这一障眼法也确实蒙住了不少人,后人皆知吉迦夜译有六卷本之《付法藏因缘传》,见今本题名如此,卷次无误,未加细思,便认此本为吉迦夜六卷本。对其内容则又条分缕析,考其来历,察其拚凑,进而认定其为昙曜编撰,不是译本,可谓真知灼见,功不可没。只是见其里而不见其表,知其细而不知其大,解其难而不解其易,不知今本实是昙曜四卷本,不察其狼披羊皮之黠,却由此判定吉迦夜译经原属子虚,对宝云初译之事亦置而不论,以斯经为疑伪,进而对其所述持法者传承亦表示怀疑,认定其为昙曜所编造,并无根据。这一结果,怕是改换者始料未及。
其实吉迦夜译经之事见诸多种经录,并无可疑之处,《佑录》谓昙曜与吉迦夜共译,且由著名文人刘孝标笔受,可见译事非虚,亦实有梵本为据,不是随便拚凑。宝云初译亦非乌有,斯经述其上代宗承,故其更有理由加以宣译,岂可轻易漠然视之!吕澂先生所疑者只是昙曜四卷本,并非完备的六卷本。先生及时人皆不知此,后人更惟先生之马首是瞻,是故对《付法藏经》及二十八祖说皆斥之为伪妄,讥之为荒诞。

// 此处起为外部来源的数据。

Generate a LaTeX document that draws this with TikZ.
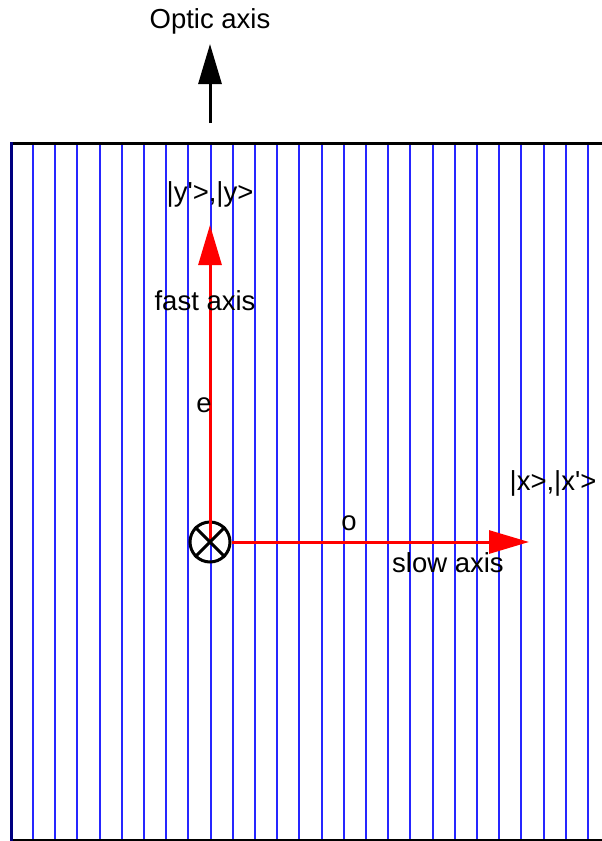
\documentclass[tikz,border=0pt]{standalone}
\usepackage{fontspec}
\setmainfont{Liberation Sans}
\usetikzlibrary{arrows.meta}
\begin{document}
\begin{tikzpicture}[x=1pt,y=-1pt,
  lbl/.style={inner sep=0pt,font=\fontsize{27.5}{32}\selectfont},
  grid/.style={blue!85!white,line width=2pt},
  redarrow/.style={red,line width=3pt,-{Triangle[length=40pt,width=23pt]}},
  blackarrow/.style={black,line width=3pt,-{Triangle[length=40pt,width=23pt]}}]
\useasboundingbox (0,0) rectangle (602,841);
% grid lines
\foreach \k in {0,...,25} {
  \draw[grid] ({33+22.2*\k},144) -- ({33+22.2*\k},841);
}
% box borders
\draw[black,line width=3pt] (11,143) -- (602,143);
\draw[black,line width=3pt] (11,840) -- (602,840);
\draw[blue!50!black,line width=3pt] (11,142) -- (11,841);
% optic axis
\node[lbl] (optic) at (210,21) {Optic axis};
\coordinate (opticbase) at (210,123);
\coordinate (optictip) at (210,44);
\draw[blackarrow] (opticbase) -- (optictip);
% center and arrows
\coordinate (c) at (210,542);
\node[circle,draw=black,line width=3pt,minimum size=40pt,inner sep=0pt] (circ) at (c) {};
\coordinate (ytip) at (210,225);
\coordinate (xtip) at (529,542);
\draw[redarrow] (c) -- (ytip);
\draw[redarrow] (circ.east) -- (xtip);
\draw[black,line width=3pt] (circ.45) -- (circ.225);
\draw[black,line width=3pt] (circ.135) -- (circ.315);
% labels
\node[lbl] (ylbl) at (210,194) {|y\textquotesingle>,|y>};
\node[lbl] (fast) at (205,301) {fast axis};
\node[lbl] (e) at (204,405) {e};
\node[lbl] (o) at (349,523) {o};
\node[lbl] (slow) at (448,563) {slow axis};
\node[lbl] (xlbl) at (553,483) {|x>,|x\textquotesingle>};
\end{tikzpicture}
\end{document}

上述问题的产生,关键在于完备的六卷本久已失传,不能以之与今本相对照。吉藏弟子硕法师《三论游意义》云,“传持法藏,始末为论,也有二十三人,始自摩诃迦叶,终迄师子比丘也。……提婆去世,付属罗什。如是相承,乃至付属师子比丘也”。二十三师之说同乎智者,可见唐初仍是因袭旧说,未有新的发现。只是硕法师为提高三论宗的地位,将罗什列入付法传承之中,以其为提婆弟子,十分荒谬。鸠摩罗什与觉贤前后同代,而觉贤为师子数代之后传人,如何能够以罗什为第十五代,反在师子之前呢?而且如此亦不合二十三数,自持门户,贻笑千载,实不足取。

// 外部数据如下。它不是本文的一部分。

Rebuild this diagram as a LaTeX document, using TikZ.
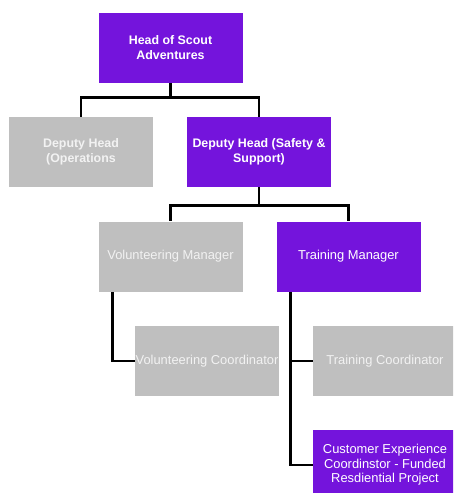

笔者亦曾多方搜寻,欲见原本,尝见敦煌遗藏中有题名《付法藏传》的残篇,惊喜莫名,以为可能是六卷原本,因为其列师子比丘为二十四祖,非同今本。总合其数处残卷,才知不过是神会后人所编《西国付法藏传》(日僧圆仁曾录,最澄题为《西国付法记》)的抄本。
这是神会后辈伪二十八代说的又一异说,其中关键,是在僧伽难提与僧伽耶舍之间添加了一个不知名的罗汉比丘。其说亦有依据,据《付法藏传》,僧伽难提时有一阿罗汉具诸功德,难提便以一偈相试,其人不能自了,便往请弥勒以决其疑,此即智者所述“提说偈试罗汉”之事。然《付法藏传》并未以此罗汉为一代持法者,经文明言“僧伽难提舍身之后,有罗汉名僧伽耶舍,次受付嘱流布法眼”。神会后辈之所以故意曲解经义,以此无名罗汉为第十八代,只是为了使师子比丘为二十四代。可见当时六祖所传西土二十八代正说已然流布,神会后辈一方面接受此说,一方面又不愿意放弃《付法藏传》旧传,故据之添加一个不知名罗汉比丘,以使师子合二十四代之数。又据神会八代说于师子之后再加四代,凑成二十八代。值得注意的是,神会后辈的这一伪二十八代说当时竟得到广泛的流传,不仅远传东瀛,还白河西传到了西藏。尽管其说在中州早已销声匿迹,在西藏却一直保存下来,明时布顿著《大宝藏论》,居然亦从其说,在付法传承中列人罗汉比丘,可见其时此说尚存。由此可以推测此说可能与神会弟子摩诃衍一系有关,也许是由摩诃衍将之带到河西和青藏一带,使之不仅在敦煌保存下来,还在西藏长期流传。